5. The method of claim 1, further comprising determining a formation attribute, wherein determining the predicted response is further based on the formation attribute.
6. The method of claim 1, wherein the controllable wellbore treatment attribute comprises at least one of a surface treating pressure, fluid pumping rate, and proppant rate.
7. The method of claim 1, wherein the recurrent neural network comprises a long short-term memory cell.
8. One or more non-transitory machine-readable media comprising program code, the program code to:
- perform a first wellbore treatment operation of a wellbore;
- determine an operational attribute of the well in response to the first wellbore treatment operation;
- determine a predicted response using a recurrent neural network and based on the operational attribute; and
- set a controllable wellbore treatment attribute based on the predicted response; and
- perform a second wellbore treatment operation of the wellbore based on the controllable wellbore treatment attribute.

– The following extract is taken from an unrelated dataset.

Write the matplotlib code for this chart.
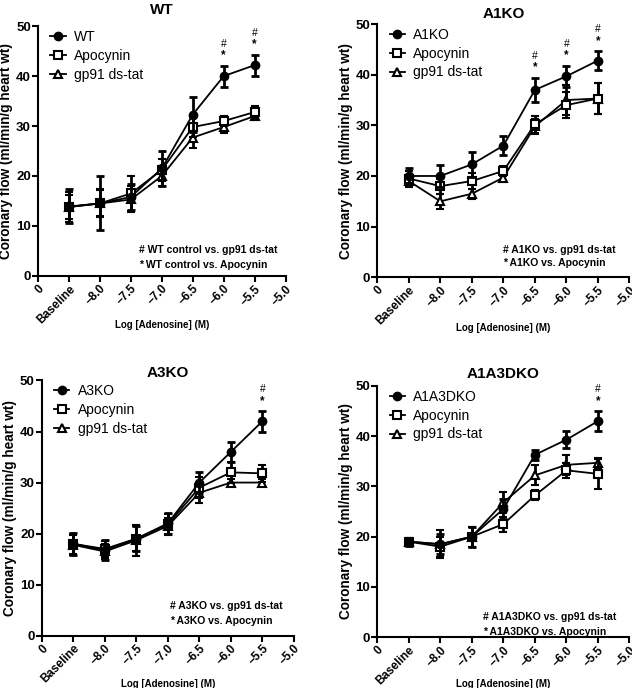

9. The one or more non-transitory machine-readable media of claim 8, wherein the program code to determine the predicted response comprises program code to resolve a time and space variation of the predicted response.
10. The one or more non-transitory machine-readable media of claim 9, wherein the program code to resolve the time and space variation of the predicted response comprises program code to resolve the time and space variation between the first wellbore treatment operation and the second wellbore treatment operation.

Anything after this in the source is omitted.